What happens in Detroit will be a test case. If working people don’t wake up, they will pay the bill of the bankers while city workers, including those who have already retired, will have to live on a fraction of the pension they should have received as part of their compensation. Pensions are not welfare. Retired workers are not takers. If Americans don’t wake up to this new make-the-rich-richer scheme, we will all lose.
July 30, 2013
Fast food workers stuck in 7 cities across the U.S. today. Common Dreams reports that this could be the biggest strike of its kind ever to take place. Workers, many of whom are only making the minimum hourly wage of $7.25, are calling for a living wage of $15 per hour. At first, it sounds shocking that anyone would ask to have their wages doubled. However, it’s not that big a challenge.
Writing in Huffington Post, Caroline Fairchild reports that it would be fairly to double the wage of McDonald’s workers. The price of a Big Mac would go up by all of .68, which would double the wage of all workers in the company, including CEO Donald Thompson, who takes home $8.75 million per year (probably with a few extra million in stock options tossed in). It wouldn’t take much to help those most in need of a raise.
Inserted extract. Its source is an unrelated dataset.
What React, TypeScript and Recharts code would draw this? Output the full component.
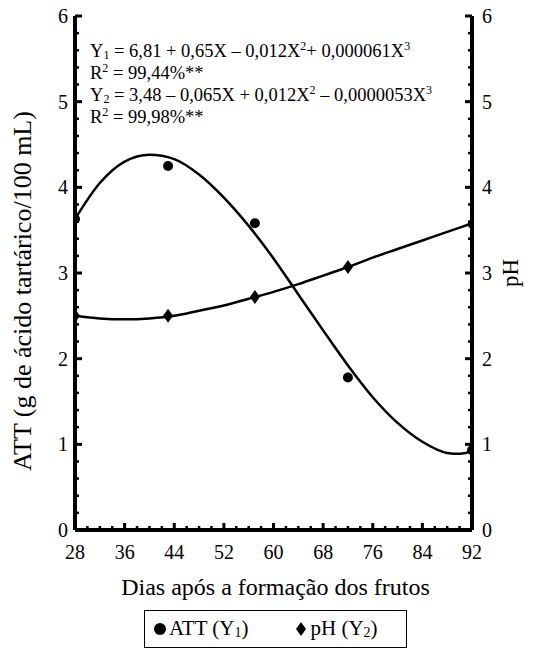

If we dug just a little deeper and paid a little more, an army of consumers would lift this economy without any government intervention. For this to happen, large companies like McDonalds and Walmart would need to do two things: First raise prices a little. Second, pass the wealth along to their employees. Don’t hold your breath waiting for that to happen.
July 27, 2013
One of my favorite websites, Common Dreams, has reposted an artice by Mijin Cha of Demos that analyzes the career mobility of workers in the fast food industry. As you might expect, the career ladder has only one rung for most employees. Few employees are made manager. Even fewer will ever own a franchised restaurant that requires a net worth of $500,000. Cha points out that the owner of Yum Brands is a millionaire who made $55 million last year. He pays his employees $7.25 an hour. I would add to this that many conservative politicians, following the lead of Herman Cain, are arguing to abolish the minimum wage. Do people like the owner of Yum Brands deserve to be richer while tens of thousands of workers get poorer? Is that a free market – or the road to slavery?